▶ _Direction_
Pick out every line holding the string "this" and copy it.

▶ _Provided records_

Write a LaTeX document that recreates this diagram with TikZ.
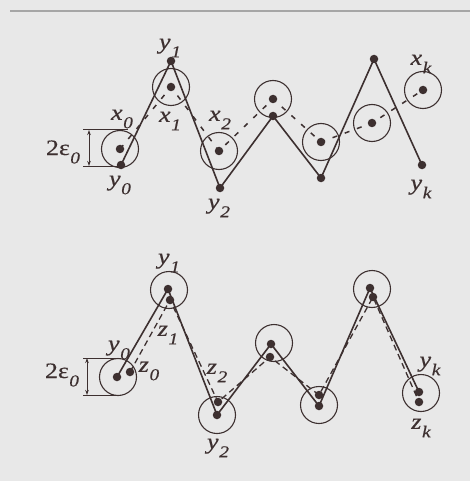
\documentclass[tikz,border=0pt]{standalone}
\usepackage{fontspec}
\setmainfont{Liberation Serif}
\newfontfamily\labfont[FakeStretch=1.18,FakeBold=0.5]{Liberation Serif}
\usetikzlibrary{arrows.meta}
\definecolor{ink}{rgb}{0.24,0.19,0.19}
\definecolor{paper}{rgb}{0.91,0.91,0.91}
\newcommand{\lb}[2]{{\labfont\itshape #1}\kern0.03em\raisebox{-0.38em}{\fontsize{16.5}{18}\labfont\itshape #2}}
\newcommand{\epsl}{{\labfont 2ε}\kern0.02em\raisebox{-0.38em}{\fontsize{16.5}{18}\labfont\itshape 0}}
\tikzset{
  dot/.style={circle,fill=ink,draw=none,inner sep=0pt,minimum size=8.5pt},
  ring/.style={circle,draw=ink,line width=1.1pt,inner sep=0pt,minimum size=37pt},
  solidline/.style={draw=ink,line width=1.6pt},
  sparsedash/.style={draw=ink,line width=1.5pt,dash pattern=on 5pt off 8pt},
  densedash/.style={draw=ink,line width=1.3pt,dash pattern=on 6pt off 4pt},
  lab/.style={font=\fontsize{22}{24}\selectfont,text=ink,inner sep=0pt},
  dim/.style={draw=ink,line width=1pt},
  dimarrow/.style={draw=ink,line width=1pt,{Stealth[length=5pt,width=3.5pt]}-{Stealth[length=5pt,width=3.5pt]}}
}
\begin{document}
\begin{tikzpicture}[x=1pt,y=-1pt]
\fill[paper] (0,0) rectangle (470,481);
\useasboundingbox (0,0) rectangle (470,481);
\coordinate (tl) at (10,11);
\coordinate (tr) at (470,11);
\draw[gray!70,line width=1.3pt] (tl) -- (tr);

% ---------- top panel ----------
\node[dot] (ty0) at (121,165) {};
\node[dot] (ty1) at (171,61) {};
\node[dot] (ty2) at (220,188) {};
\node[dot] (ty3) at (273,116) {};
\node[dot] (ty4) at (321,178) {};
\node[dot] (ty5) at (374,59) {};
\node[dot] (tyk) at (422,165) {};

\node[dot] (tx0) at (120,149) {};
\node[dot] (tx1) at (171,87) {};
\node[dot] (tx2) at (219,151) {};
\node[dot] (tx3) at (273,99) {};
\node[dot] (tx4) at (321,142) {};
\node[dot] (tx5) at (372,123) {};
\node[dot] (txk) at (423,90) {};

\foreach \n in {tx0,tx1,tx2,tx3,tx4,tx5,txk}
  \node[ring] at (\n.center) {};

\draw[solidline] (ty0.center) -- (ty1.center) -- (ty2.center) -- (ty3.center)
  -- (ty4.center) -- (ty5.center) -- (tyk.center);
\draw[sparsedash] (tx0.center) -- (tx1.center) -- (tx2.center) -- (tx3.center)
  -- (tx4.center) -- (tx5.center) -- (txk.center);

\node[lab] (lty1) at (170,48) {\lb{y}{1}};
\node[lab] (ltx0) at (122,119) {\lb{x}{0}};
\node[lab] (ltx1) at (170,121) {\lb{x}{1}};
\node[lab] (ltx2) at (220,120) {\lb{x}{2}};
\node[lab] (lty0) at (120,185) {\lb{y}{0}};
\node[lab] (lty2) at (219,208) {\lb{y}{2}};
\node[lab] (ltxk) at (421,64) {\lb{x}{k}};
\node[lab] (ltyk) at (421,189) {\lb{y}{k}};

\coordinate (td1) at (83,130);
\coordinate (td2) at (128,130);
\coordinate (td3) at (83,166);
\coordinate (td4) at (121,166);
\coordinate (ta1) at (89,130);
\coordinate (ta2) at (89,166);
\draw[dim] (td1) -- (td2);
\draw[dim] (td3) -- (td4);
\draw[dimarrow] (ta1) -- (ta2);
\node[lab] (lte) at (63,152) {\epsl};

% ---------- bottom panel ----------
\node[dot] (by0) at (117,377) {};
\node[dot] (by1) at (168,289) {};
\node[dot] (by2) at (217,415) {};
\node[dot] (by3) at (271,344) {};
\node[dot] (by4) at (319,406) {};
\node[dot] (by5) at (370,288) {};
\node[dot] (byk) at (419,392) {};

\node[dot] (bz0) at (130,372) {};
\node[dot] (bz1) at (170,300) {};
\node[dot] (bz2) at (218,402) {};
\node[dot] (bz3) at (270,357) {};
\node[dot] (bz4) at (319,395) {};
\node[dot] (bz5) at (373,297) {};
\node[dot] (bzk) at (419,402) {};

\node[ring] at (118,377) {};
\node[ring] at (169,290) {};
\node[ring] at (217,415) {};
\node[ring] at (274,343) {};
\node[ring] at (319,405) {};
\node[ring] at (372,289) {};
\node[ring] at (421,393) {};

\draw[solidline] (by0.center) -- (by1.center) -- (by2.center) -- (by3.center)
  -- (by4.center) -- (by5.center) -- (byk.center);
\draw[densedash] (bz0.center) -- (bz1.center) -- (bz2.center) -- (bz3.center)
  -- (bz4.center) -- (bz5.center) -- (bzk.center);

\node[lab] (lby1) at (169,263) {\lb{y}{1}};
\node[lab] (lby0) at (119,350) {\lb{y}{0}};
\node[lab] (lbz0) at (149,371) {\lb{z}{0}};
\node[lab] (lbz1) at (168,335) {\lb{z}{1}};
\node[lab] (lbz2) at (217,373) {\lb{z}{2}};
\node[lab] (lby2) at (218,448) {\lb{y}{2}};
\node[lab] (lbyk) at (430,366) {\lb{y}{k}};
\node[lab] (lbzk) at (421,428) {\lb{z}{k}};

\coordinate (bd1) at (83,358);
\coordinate (bd2) at (120,358);
\coordinate (bd3) at (83,395);
\coordinate (bd4) at (120,395);
\coordinate (ba1) at (87,358);
\coordinate (ba2) at (87,395);
\draw[dim] (bd1) -- (bd2);
\draw[dim] (bd3) -- (bd4);
\draw[dimarrow] (ba1) -- (ba2);
\node[lab] (lbe) at (62,375) {\epsl};
\end{tikzpicture}
\end{document}
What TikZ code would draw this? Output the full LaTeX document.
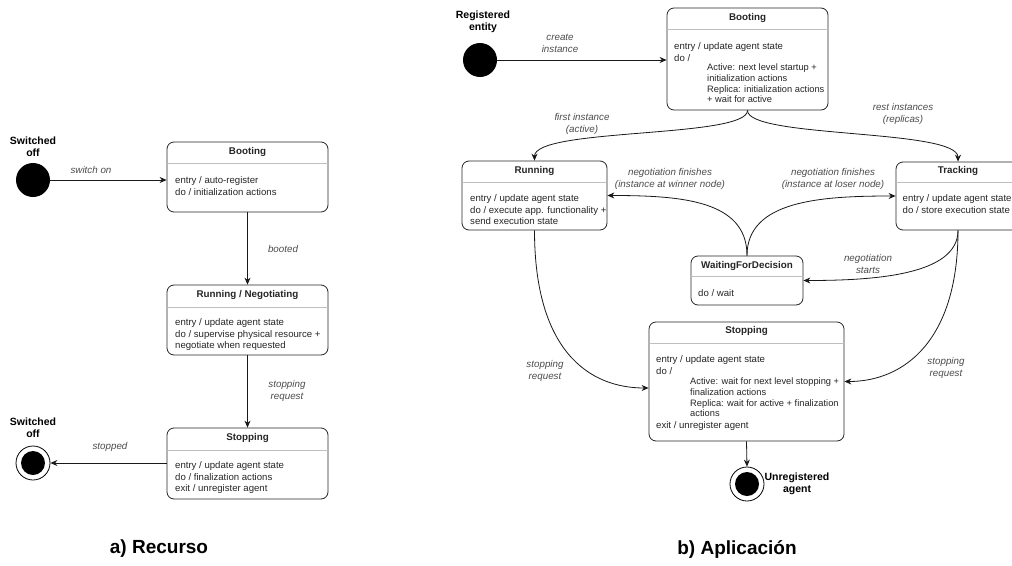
\documentclass[tikz,border=0pt]{standalone}
\usepackage{fontspec}
\setmainfont{Liberation Sans}
\usetikzlibrary{arrows.meta}
\begin{document}
\begin{tikzpicture}[x=1pt,y=-1pt]
			\tikzstyle{every node}+=[inner sep=0pt]
			\tikzstyle{statebox}=[rectangle,draw=black!85,line width=0.8pt,rounded corners=7pt]
			\tikzstyle{stitle}=[font=\fontsize{9.8}{12}\selectfont\bfseries,text=black!85]
			\tikzstyle{sbody}=[font=\fontsize{9.6}{11.5}\selectfont,text=black!85,align=left,anchor=north west]
			\tikzstyle{elabel}=[font=\fontsize{9.8}{12}\selectfont\itshape,text=black!70,align=center]
			\tikzstyle{sepline}=[draw=black!25,line width=1pt]
			\tikzstyle{trans}=[draw=black!90,line width=0.8pt,-{Stealth[length=7pt,width=6pt]}]
			\tikzstyle{initst}=[circle,fill=black,minimum size=34pt]
			\tikzstyle{endst}=[circle,draw=black,line width=0.8pt,minimum size=34pt]
			\tikzstyle{plabel}=[font=\fontsize{10.5}{12}\selectfont\bfseries,align=center]
			\tikzstyle{caption}=[font=\fontsize{19}{22}\selectfont\bfseries]
			\fill[white] (0,0) rectangle (1012,565);
			\useasboundingbox (0,0) rectangle (1012,565);
			% a) Recurso
			\node[initst] (loff) at (33,180) {};
			\node[plabel] at (33,147) {Switched\\off};
			\node[statebox,minimum width=161pt,minimum height=70pt] (lboot) at (247.5,177) {};
			\node[stitle] at (247.5,152) {Booting};
			\draw[sepline] (167,163) -- (328,163);
			\node[sbody] at (175,176.5) {entry / auto-register\\do / initialization actions};
			\node[statebox,minimum width=161pt,minimum height=70pt] (lrun) at (247.5,320) {};
			\node[stitle] at (247.5,295) {Running / Negotiating};
			\draw[sepline] (167,307) -- (328,307);
			\node[sbody] at (175,318.5) {entry / update agent state\\do / supervise physical resource +\\negotiate when requested};
			\node[statebox,minimum width=161pt,minimum height=71pt] (lstop) at (247.5,463.5) {};
			\node[stitle] at (247.5,438) {Stopping};
			\draw[sepline] (167,450) -- (328,450);
			\node[sbody] at (175,461.5) {entry / update agent state\\do / finalization actions\\exit / unregister agent};
			\node[endst] (lend) at (33,463) {};
			\fill (lend.center) circle (12);
			\node[plabel] at (33,428) {Switched\\off};
			\draw[trans] (loff.east) -- (lboot.west |- loff.east);
			\node[elabel] at (91,170) {switch on};
			\draw[trans] (lboot) -- (lrun);
			\node[elabel] at (283,249) {booted};
			\draw[trans] (lrun) -- (lstop);
			\node[elabel] at (287,391) {stopping\\request};
			\draw[trans] (lstop.west |- lend.east) -- (lend.east);
			\node[elabel] at (110,447) {stopped};
			\node[caption] at (159,549) {a) Recurso};
			% b) Aplicacion
			\node[initst] (rinit) at (480,60) {};
			\node[plabel] at (483,22) {Registered\\entity};
			\node[statebox,minimum width=161pt,minimum height=102pt] (rboot) at (747.5,59) {};
			\node[stitle] at (747.5,18) {Booting};
			\draw[sepline] (667,29) -- (828,29);
			\node[sbody] at (674,42.5) {entry / update agent state\\do /};
			\node[sbody,font=\fontsize{9.3}{10.8}\selectfont] at (707,63.5) {Active: next level startup +\\initialization actions\\Replica: initialization actions\\+ wait for active};
			\node[statebox,minimum width=145pt,minimum height=69pt] (rrun) at (534.5,195.5) {};
			\node[stitle] at (534.5,171) {Running};
			\draw[sepline] (462,182) -- (607,182);
			\node[sbody] at (470,194.5) {entry / update agent state\\do / execute app. functionality +\\send execution state};
			\node[statebox,minimum width=124pt,minimum height=68pt] (rtrack) at (958,196) {};
			\node[stitle] at (958,171) {Tracking};
			\draw[sepline] (896,182) -- (1020,182);
			\node[sbody] at (902.5,194.5) {entry / update agent state\\do / store execution state};
			\node[statebox,minimum width=112pt,minimum height=49pt] (rwait) at (747,280.5) {};
			\node[stitle] at (747,265.5) {WaitingForDecision};
			\draw[sepline] (691,276) -- (803,276);
			\node[sbody] at (698,289.5) {do / wait};
			\node[statebox,minimum width=195pt,minimum height=119pt] (rstop) at (746.5,381.5) {};
			\node[stitle] at (746.5,331) {Stopping};
			\draw[sepline] (649,343) -- (844,343);
			\node[sbody] at (656,355.5) {entry / update agent state\\do /};
			\node[sbody,font=\fontsize{9.3}{10.8}\selectfont] at (690,377.5) {Active: wait for next level stopping +\\finalization actions\\Replica: wait for active + finalization\\actions};
			\node[sbody] at (656,421.5) {exit / unregister agent};
			\node[endst] (rend) at (747,484) {};
			\fill (rend.center) circle (12);
			\node[plabel] at (797,484) {Unregistered\\agent};
			\draw[trans] (rinit.east) -- (rboot.west |- rinit.east);
			\node[elabel] at (560,43.5) {create\\instance};
			\draw[trans] (rboot.south) .. controls +(0,28) and +(0,-33) .. (rrun.north);
			\node[elabel] at (582,124) {first instance\\(active)};
			\draw[trans] (rboot.south) .. controls +(0,28) and +(0,-33) .. (rtrack.north);
			\node[elabel] at (903,114) {rest instances\\(replicas)};
			\draw[trans] (rwait.north) .. controls +(0,-55) and +(75,0) .. (rrun.east);
			\node[elabel] at (670,179) {negotiation finishes\\(instance at winner node)};
			\draw[trans] (rwait.north) .. controls +(0,-55) and +(-75,0) .. (rtrack.west);
			\node[elabel] at (833,179) {negotiation finishes\\(instance at loser node)};
			\draw[trans] (rtrack.south) .. controls +(0,45) and +(70,0) .. (rwait.east);
			\node[elabel] at (868,264) {negotiation\\starts};
			\draw[trans] (rrun.south) .. controls +(0,120) and +(-60,0) .. ([yshift=-6.5pt]rstop.west);
			\node[elabel] at (545,371) {stopping\\request};
			\draw[trans] (rtrack.south) .. controls +(0,110) and +(60,0) .. (rstop.east);
			\node[elabel] at (946,368) {stopping\\request};
			\draw[trans] (rstop.south) -- (rend.north);
			\node[caption] at (737,549) {b) Aplicación};
		\end{tikzpicture}
\end{document}
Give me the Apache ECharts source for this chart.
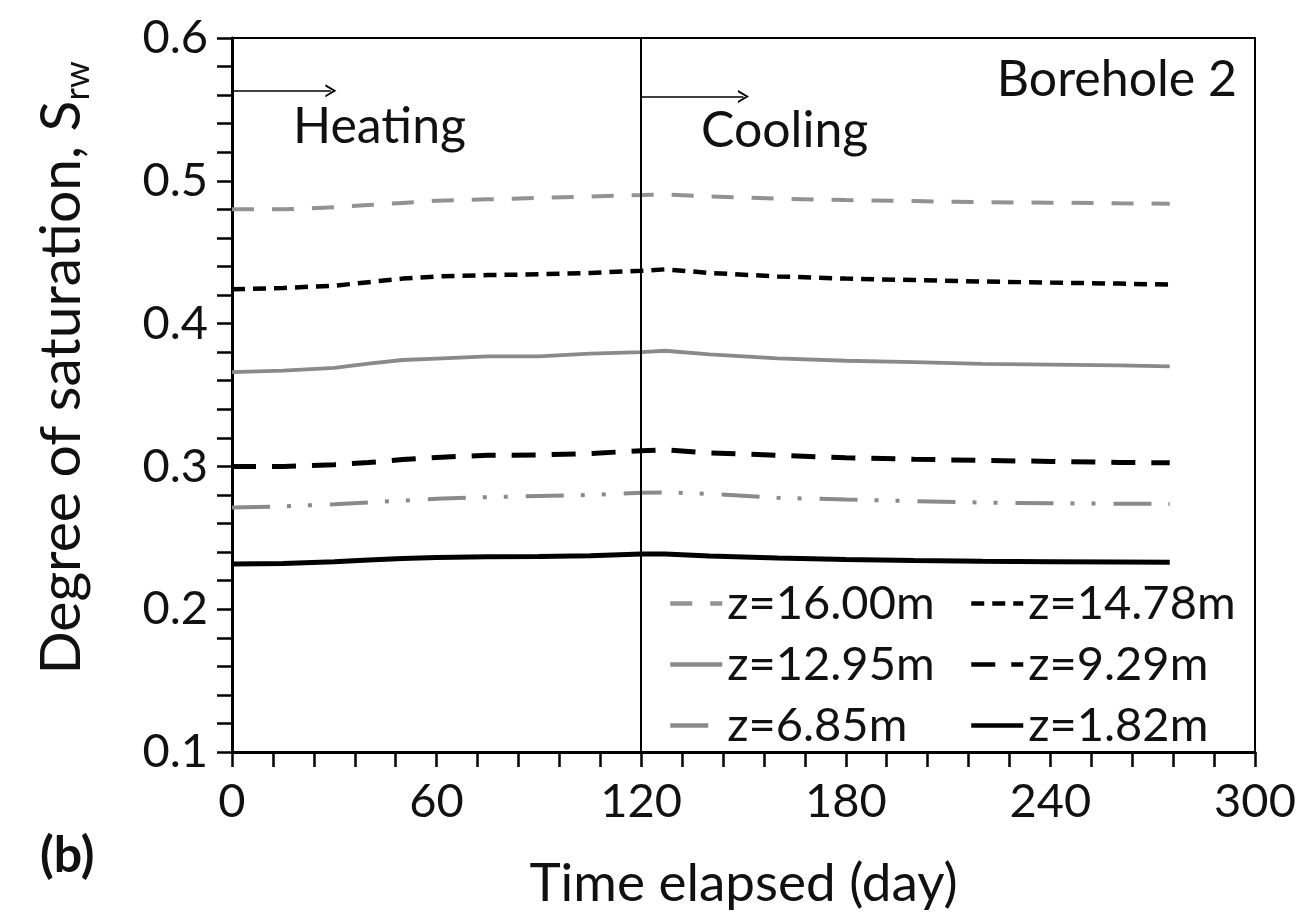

▶ _Correct result_
Write a LaTeX document that recreates this diagram with TikZ.
What TikZ code would draw this? Output the full LaTeX document.
Give me the Apache ECharts source for this chart.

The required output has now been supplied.